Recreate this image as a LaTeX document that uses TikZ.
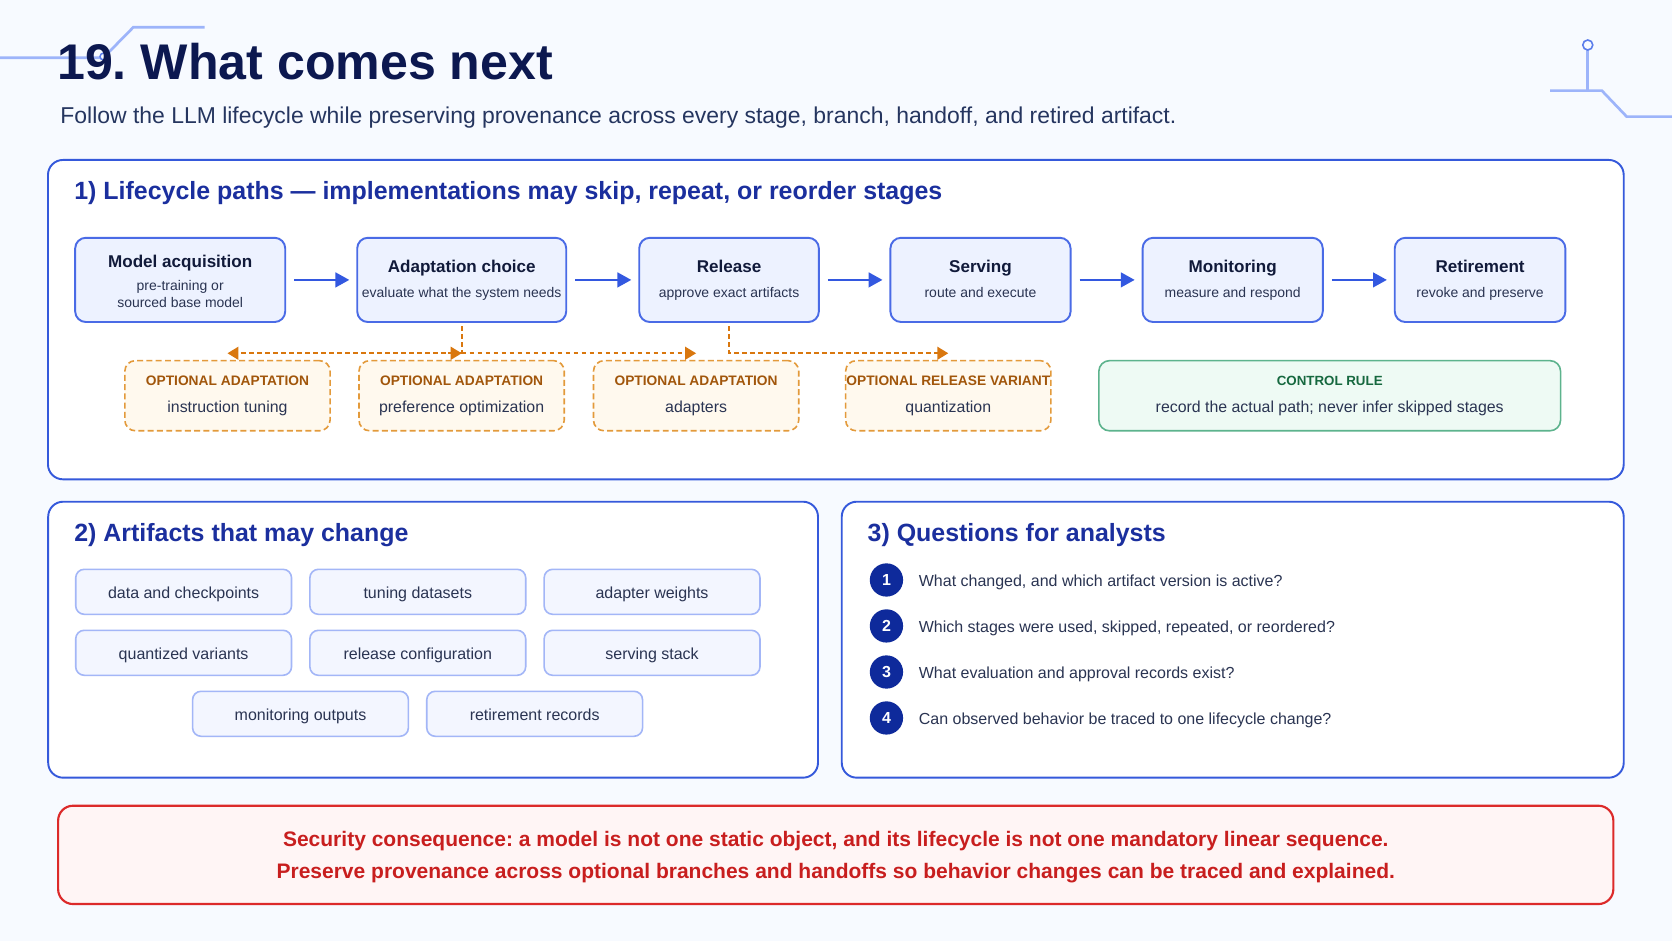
\documentclass[tikz,border=0pt]{standalone}
\usepackage{fontspec}
\setmainfont{Liberation Sans}
\usetikzlibrary{arrows.meta}
\frenchspacing

\definecolor{bg}{HTML}{F7FAFF}
\definecolor{deco}{HTML}{9DB4FA}
\definecolor{decodark}{HTML}{5B7DEB}
\definecolor{titlec}{HTML}{0C1850}
\definecolor{subc}{HTML}{25355F}
\definecolor{panelb}{HTML}{3559DB}
\definecolor{headc}{HTML}{1B2F9E}
\definecolor{stagefill}{HTML}{EDF2FF}
\definecolor{stageb}{HTML}{4A6BE6}
\definecolor{arrowc}{HTML}{3358E0}
\definecolor{ink}{HTML}{111A3A}
\definecolor{bodyc}{HTML}{2A3452}
\definecolor{optfill}{HTML}{FFF9EE}
\definecolor{optb}{HTML}{E39A3B}
\definecolor{optlab}{HTML}{A1560B}
\definecolor{orangec}{HTML}{D9770E}
\definecolor{ctrlfill}{HTML}{EEFAF4}
\definecolor{ctrlb}{HTML}{5DB38D}
\definecolor{ctrllab}{HTML}{16683F}
\definecolor{chipfill}{HTML}{F3F6FF}
\definecolor{chipb}{HTML}{A3B6F7}
\definecolor{numc}{HTML}{0E2A9B}
\definecolor{redfill}{HTML}{FFF5F5}
\definecolor{redb}{HTML}{DC2A2A}
\definecolor{redtext}{HTML}{C81E1E}

\newcommand{\setfs}[1]{\fontsize{#1}{#1}\selectfont}

\begin{document}
\begin{tikzpicture}[x=1pt,y=-1pt,
  decoline/.style={draw=deco,line width=2.5pt},
  panelbox/.style={draw=panelb,line width=1.8pt,fill=white,rounded corners=14pt},
  stagebox/.style={draw=stageb,line width=1.8pt,fill=stagefill,rounded corners=10pt,minimum height=79pt,inner sep=0pt},
  stitle/.style={anchor=base,inner sep=0pt,text=ink,font=\bfseries\setfs{16}},
  ssub/.style={anchor=base,inner sep=0pt,text=bodyc,font=\setfs{13.1}},
  flow/.style={draw=arrowc,line width=2.3pt,-{Triangle[length=13pt,width=13.7pt]},shorten <=7.5pt,shorten >=6.5pt},
  optbox/.style={draw=optb,line width=1.5pt,dash pattern=on 5.6pt off 3.1pt,fill=optfill,rounded corners=10pt,minimum width=192.5pt,minimum height=65.8pt,inner sep=0pt},
  optlabel/.style={anchor=base,inner sep=0pt,text=optlab,font=\bfseries\setfs{12.9}},
  opttext/.style={anchor=base,inner sep=0pt,text=bodyc,font=\setfs{14.9}},
  optline/.style={draw=orangec,line width=1.8pt,dash pattern=on 4.4pt off 3.1pt},
  opttip/.style={-{Triangle[length=10.3pt,width=12pt]}},
  ctrlbox/.style={draw=ctrlb,line width=1.5pt,fill=ctrlfill,rounded corners=10pt,minimum width=433pt,minimum height=65.8pt,inner sep=0pt},
  heading/.style={anchor=base west,inner sep=0pt,text=headc,font=\bfseries\setfs{23.4}},
  chip/.style={draw=chipb,line width=1.5pt,fill=chipfill,rounded corners=8pt,minimum width=202.4pt,minimum height=42.2pt,inner sep=0pt,text height=12.5pt,text depth=0pt,text=bodyc,font=\setfs{15}},
  numdot/.style={circle,fill=numc,minimum size=31.2pt,inner sep=0pt,text=white,font=\bfseries\setfs{15}},
  qtext/.style={anchor=base west,inner sep=0pt,text=bodyc,font=\setfs{15}},
  redline/.style={anchor=base,inner sep=0pt,text=redtext,font=\bfseries\setfs{19.7}}
]
% background and bounding box
\fill[bg] (0,0) rectangle (1568,882.4);
\useasboundingbox (0,0) rectangle (1568,882.4);

% decorations
\draw[decoline] (0,54.1) -- (97,54.1) -- (125,25.6) -- (191.8,25.6);
\draw[draw=decodark,line width=1.4pt,fill=bg] (97,53) circle (3.2pt);
\draw[decoline] (1489,47) -- (1489,85);
\draw[decoline] (1453.6,85) -- (1502.2,85) -- (1525.5,109.4) -- (1568,109.4);
\draw[draw=decodark,line width=1.5pt,fill=bg] (1489,42.2) circle (4.7pt);

% title
\node[anchor=base west,inner sep=0pt,text=titlec,font=\bfseries\setfs{47}] (title) at (53.5,74.6) {19. What comes next};
\node[anchor=base west,inner sep=0pt,text=subc,font=\setfs{21.5}] (subtitle) at (56.5,116.2) {Follow the LLM lifecycle while preserving provenance across every stage, branch, handoff, and retired artifact.};

% panel 1
\draw[panelbox] (45,150) rectangle (1522.7,449.5);
\node[heading] (h1) at (69.5,187) {1) Lifecycle paths — implementations may skip, repeat, or reorder stages};

\node[stagebox,minimum width=197pt] (s1) at (169,262.5) {};
\node[stagebox,minimum width=196pt] (s2) at (433,262.5) {};
\node[stagebox,minimum width=168.5pt] (s3) at (683.7,262.5) {};
\node[stagebox,minimum width=169pt] (s4) at (919.5,262.5) {};
\node[stagebox,minimum width=169pt] (s5) at (1156,262.5) {};
\node[stagebox,minimum width=160pt] (s6) at (1388,262.5) {};

\node[stitle] (s1a) at (169,251.3) {Model acquisition};
\node[ssub] (s1b) at (169,272.5) {pre-training or};
\node[ssub] (s1c) at (169,288.5) {sourced base model};
\node[stitle] (s2a) at (433,256) {Adaptation choice};
\node[ssub] (s2b) at (433,279.2) {evaluate what the system needs};
\node[stitle] (s3a) at (683.7,256) {Release};
\node[ssub] (s3b) at (683.7,279.2) {approve exact artifacts};
\node[stitle] (s4a) at (919.5,256) {Serving};
\node[ssub] (s4b) at (919.5,279.2) {route and execute};
\node[stitle] (s5a) at (1156,256) {Monitoring};
\node[ssub] (s5b) at (1156,279.2) {measure and respond};
\node[stitle] (s6a) at (1388,256) {Retirement};
\node[ssub] (s6b) at (1388,279.2) {revoke and preserve};

\draw[flow] (s1) -- (s2);
\draw[flow] (s2) -- (s3);
\draw[flow] (s3) -- (s4);
\draw[flow] (s4) -- (s5);
\draw[flow] (s5) -- (s6);

% optional boxes
\node[optbox] (o1) at (213.3,371.1) {};
\node[optbox] (o2) at (432.9,371.1) {};
\node[optbox] (o3) at (652.8,371.1) {};
\node[optbox] (o4) at (889.3,371.1) {};
\node[ctrlbox] (cr) at (1247,371.1) {};

\node[optlabel] (o1a) at (213.3,361.8) {OPTIONAL ADAPTATION};
\node[opttext] (o1b) at (213.3,386.8) {instruction tuning};
\node[optlabel] (o2a) at (432.9,361.8) {OPTIONAL ADAPTATION};
\node[opttext] (o2b) at (432.9,386.8) {preference optimization};
\node[optlabel] (o3a) at (652.8,361.8) {OPTIONAL ADAPTATION};
\node[opttext] (o3b) at (652.8,386.8) {adapters};
\node[optlabel] (o4a) at (889.3,361.8) {OPTIONAL RELEASE VARIANT};
\node[opttext] (o4b) at (889.3,386.8) {quantization};
\node[anchor=base,inner sep=0pt,text=ctrllab,font=\bfseries\setfs{12.5}] (cra) at (1247,361.8) {CONTROL RULE};
\node[opttext] (crb) at (1247,386.8) {record the actual path; never infer skipped stages};

% dashed branch connectors
\coordinate (j1) at (433,331.3);
\coordinate (j2) at (683.7,331.3);
\coordinate (j1l) at (420,331.3);
\draw[optline,shorten <=3pt] (s2.south) -- (j1);
\draw[optline,opttip] (j1) -- (o1.north |- j1);
\draw[optline,opttip] (j1) -- (o3.north |- j1);
\draw[optline,opttip] (j1l) -- (j1);
\draw[optline,opttip,shorten <=3pt] (s3.south) -- (j2) -- (o4.north |- j2);

% panel 2
\draw[panelbox] (45.2,470.5) rectangle (767.1,729.3);
\node[heading] (h2) at (69.5,507.5) {2) Artifacts that may change};
\node[chip] (c1) at (172.2,555) {data and checkpoints};
\node[chip] (c2) at (391.8,555) {tuning datasets};
\node[chip] (c3) at (611.5,555) {adapter weights};
\node[chip] (c4) at (172.2,612.2) {quantized variants};
\node[chip] (c5) at (391.8,612.2) {release configuration};
\node[chip] (c6) at (611.5,612.2) {serving stack};
\node[chip] (c7) at (281.8,669.4) {monitoring outputs};
\node[chip] (c8) at (501.4,669.4) {retirement records};

% panel 3
\draw[panelbox] (789.4,470.5) rectangle (1522.7,729.3);
\node[heading] (h3) at (813.5,507.5) {3) Questions for analysts};
\node[numdot] (q1) at (831.3,543.9) {1};
\node[numdot] (q2) at (831.3,587) {2};
\node[numdot] (q3) at (831.3,630.2) {3};
\node[numdot] (q4) at (831.3,673.3) {4};
\node[qtext] (q1t) at (861.5,549.6) {What changed, and which artifact version is active?};
\node[qtext] (q2t) at (861.5,592.7) {Which stages were used, skipped, repeated, or reordered?};
\node[qtext] (q3t) at (861.5,635.9) {What evaluation and approval records exist?};
\node[qtext] (q4t) at (861.5,679) {Can observed behavior be traced to one lifecycle change?};

% security box
\draw[draw=redb,line width=2pt,fill=redfill,rounded corners=14pt] (54.5,755.6) rectangle (1513,847.8);
\node[redline] (r1) at (783.8,793.8) {Security consequence: a model is not one static object, and its lifecycle is not one mandatory linear sequence.};
\node[redline] (r2) at (783.8,823.5) {Preserve provenance across optional branches and handoffs so behavior changes can be traced and explained.};
\end{tikzpicture}
\end{document}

* Given task *
Find all lines with "that" in them and copy each one.

* Expected answer *
Recreate this image as a LaTeX document that uses TikZ.
\node[heading] (h2) at (69.5,507.5) {2) Artifacts that may change};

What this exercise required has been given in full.